Three pinstriped London investors stand outside an electric car factory in the green fields of the Norwegian countryside, waiting their turns to test-drive a stylish two-seater called the Think City.

But first, Think CEO Jan-Olaf Willums takes the wheel. While the moneymen fiddle with their BlackBerrys, Willums, looking slightly rumpled like the academic he once was, turns the ignition, and the stub-nosed coupe silently rolls toward an open stretch of pavement. Suddenly he punches the pedal, and the car takes off like a shot, the AC motor instantaneously transferring power to the wheels. The only sound is the squealing of tires as Willums throws the little car into a tight turn and barrels back toward his startled guests.
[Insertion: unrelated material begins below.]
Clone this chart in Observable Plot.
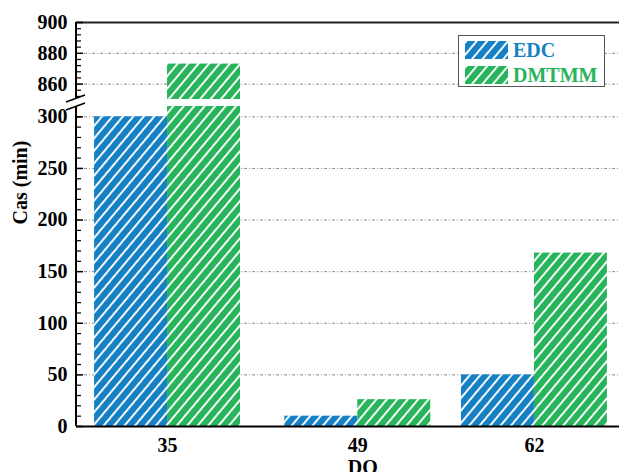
<!DOCTYPE html>
<html>
<head>
<meta charset="utf-8">
<script src="https://cdn.jsdelivr.net/npm/d3@7"></script>
<script src="https://cdn.jsdelivr.net/npm/@observablehq/plot@0.6"></script>
<style>
  html, body { margin: 0; padding: 0; background: #fff; }
  #wrap { position: relative; width: 619px; height: 472px; overflow: hidden; }
  #legend { position: absolute; left: 458px; top: 35px; width: 147px; height: 52px;
            border: 1px solid #555; background: #fff; box-sizing: border-box;
            font-family: "Liberation Serif", serif; font-weight: bold; font-size: 20px; }
  .lrow { position: absolute; left: 6px; display: flex; align-items: center; }
  .lrow svg { display: block; }
  .lrow span { margin-left: 5px; line-height: 1; }
</style>
</head>
<body>
<svg width="0" height="0" style="position:absolute">
  <defs id="defs"></defs>
</svg>
<div id="wrap">
  <div id="chart"></div>
  <div id="legend"></div>
</div>
<script>
// ---- data ----
const doValues = [35, 49, 62];
const series = ["EDC", "DMTMM"];
const edcValues = [300, 10, 50];
const dmtmmValues = [873, 26, 168];
const colors = ["#1580c4", "#27b45b"];
const majorTicks = [0, 50, 100, 150, 200, 250, 300, 860, 880, 900];
const minorTicks = [10,20,30,40,60,70,80,90,110,120,130,140,160,170,180,190,210,220,230,240,260,270,280,290,300,852,856,864,868,872,876,884,888,892,896];
const gridTicks = [50, 100, 150, 200, 250, 300, 860, 880];
const breakLow = 310, breakHigh = 850;

// ---- hatch patterns ----
const defs = document.getElementById("defs");
series.forEach((s, i) => {
  const p = document.createElementNS("http://www.w3.org/2000/svg", "pattern");
  p.setAttribute("id", "hatch-" + s);
  p.setAttribute("patternUnits", "userSpaceOnUse");
  p.setAttribute("width", "8");
  p.setAttribute("height", "8");
  p.setAttribute("patternTransform", "rotate(40)");
  p.innerHTML = `<rect width="8" height="8" fill="${colors[i]}"/><line x1="1" y1="0" x2="1" y2="8" stroke="#fff" stroke-width="1.9"/>`;
  defs.appendChild(p);
});

const rows = [];
doValues.forEach((g, i) => {
  rows.push({do: g, series: "EDC", value: edcValues[i]});
  rows.push({do: g, series: "DMTMM", value: dmtmmValues[i]});
});

const W = 619, H = 472, mL = 76, mT = 22, mB = 46;
const barW = 5.37; // bar width in DO units
const font = {fontFamily: "Liberation Serif, serif", fontWeight: "bold", fontSize: 20};

function axisDecor(index, scales, values, dims) {
  const g = document.createElementNS("http://www.w3.org/2000/svg", "g");
  const y = scales.y;
  const x0 = dims.marginLeft;
  const yLo = y(breakLow), yHi = y(breakHigh);
  const mk = (tag, attrs) => { const e = document.createElementNS("http://www.w3.org/2000/svg", tag); for (const k in attrs) e.setAttribute(k, attrs[k]); g.appendChild(e); };
  mk("line", {x1: x0, x2: x0, y1: y(0), y2: yLo, stroke: "#000", "stroke-width": 2});
  mk("line", {x1: x0, x2: x0, y1: yHi, y2: y(900), stroke: "#000", "stroke-width": 2});
  mk("line", {x1: x0 - 10, x2: x0 + 9, y1: yLo + 4, y2: yLo - 3, stroke: "#000", "stroke-width": 1.5});
  mk("line", {x1: x0 - 10, x2: x0 + 9, y1: yHi + 3, y2: yHi - 4, stroke: "#000", "stroke-width": 1.5});
  return g;
}

const chart = Plot.plot({
  width: W, height: H,
  marginLeft: mL, marginTop: mT, marginBottom: mB, marginRight: 0,
  style: {fontFamily: "Liberation Serif, serif", fontWeight: "bold", fontSize: "20px", color: "#000"},
  x: {type: "linear", domain: [28.3, 68.26], axis: null},
  y: {type: "linear", domain: [0, breakLow, breakHigh, 900], range: [426, 106, 99, 22], axis: null},
  marks: [
    Plot.gridY(gridTicks, {stroke: "#8a8a8a", strokeOpacity: 1, strokeWidth: 1, strokeDasharray: "3,2,1,2"}),
    Plot.rectY(rows.filter(d => d.series === "EDC"), {x1: d => d.do - barW, x2: d => d.do, y1: 0, y2: "value", fill: "url(#hatch-EDC)"}),
    Plot.rectY(rows.filter(d => d.series === "DMTMM"), {x1: d => d.do, x2: d => d.do + barW, y1: 0, y2: "value", fill: "url(#hatch-DMTMM)"}),
    Plot.rectY([breakLow], {y1: () => breakLow, y2: () => breakHigh, fill: "#fff"}),
    Plot.ruleY([0], {stroke: "#000", strokeWidth: 2}),
    Plot.ruleY([900], {stroke: "#222", strokeWidth: 2}),
    Plot.axisY(majorTicks, {tickSize: -7, tickFormat: () => "", label: null, strokeWidth: 1.5}),
    Plot.axisY(minorTicks, {tickSize: -5, tickFormat: () => "", label: null, strokeWidth: 1.2}),
    Plot.axisY(majorTicks, {tickSize: 0, tickPadding: 9, label: null, ...font}),
    Plot.axisX(doValues, {tickSize: 0, tickPadding: 11, label: null, ...font}),
    axisDecor,
    Plot.text(["Cas (min)"], {frameAnchor: "left", rotate: -90, dx: -56, text: d => d, ...font}),
    Plot.text(["DO"], {x: () => doValues[1], frameAnchor: "bottom", dy: 47, dx: 5, text: d => d, ...font})
  ]
});
document.getElementById("chart").appendChild(chart);

// ---- legend ----
const legend = document.getElementById("legend");
series.forEach((s, i) => {
  const row = document.createElement("div");
  row.className = "lrow";
  row.style.top = (i === 0 ? 4 : 29) + "px";
  row.innerHTML = `<svg width="43" height="18"><rect width="43" height="18" fill="url(#hatch-${s})"/></svg><span style="color:${colors[i]}">${s}</span>`;
  legend.appendChild(row);
});
</script>
</body>
</html>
“That looks fun,” Frode Aschim of Range Capital Partners says with a grin. Minutes later, he slides into the driver’s seat and speeds away…

Did someone kill the electric car? You wouldn’t know it on this bright May morning in Scandinavia, where the idea of a mass-produced battery-powered vehicle is being resurrected and actual cars are scheduled to begin rolling off the production line by year’s end…

Willums’s pitch is this: He’s not just selling an electric car; he’s upending a century-old automotive paradigm, aiming to change the way cars are made, sold, owned, and driven.

Very interesting article, wandering through several avenues of alternatives in transportation and manufacturing. TH!NK is an electric car project Ford sold off because their “analysts” concluded there would never be a market for such a critter. Worth the read, folks.

By the bye – the Th!nk City car should be manufactured in a California-based factory and sold in the U.S., next year.




  1. Thomas says:

    There are a few major obstacles to wide spread mass transit in LA

    1. Building underground is prohibitively expensive in most cases because of earthquakes.

    2. You cannot replace existing roads with mass transit lines because it creates traffic havoc. Thus, you generally have to build it next to or along side existing roads. In almost all cases, the land is incredibly expensive even using eminent domain.

    3. You have to build *a lot* of transit lines in order to hit a tipping point where it is useful. For example, dropping someone off in Pasadena might put them 10 miles from their destination.

    Then there are other issues like having enough runs that are sufficiently timely so that commuters do not have to wait more than 15 minutes for the next ride. I live in LA and I’d love to be able to take rail to work but it is simply not going to happen in my lifetime.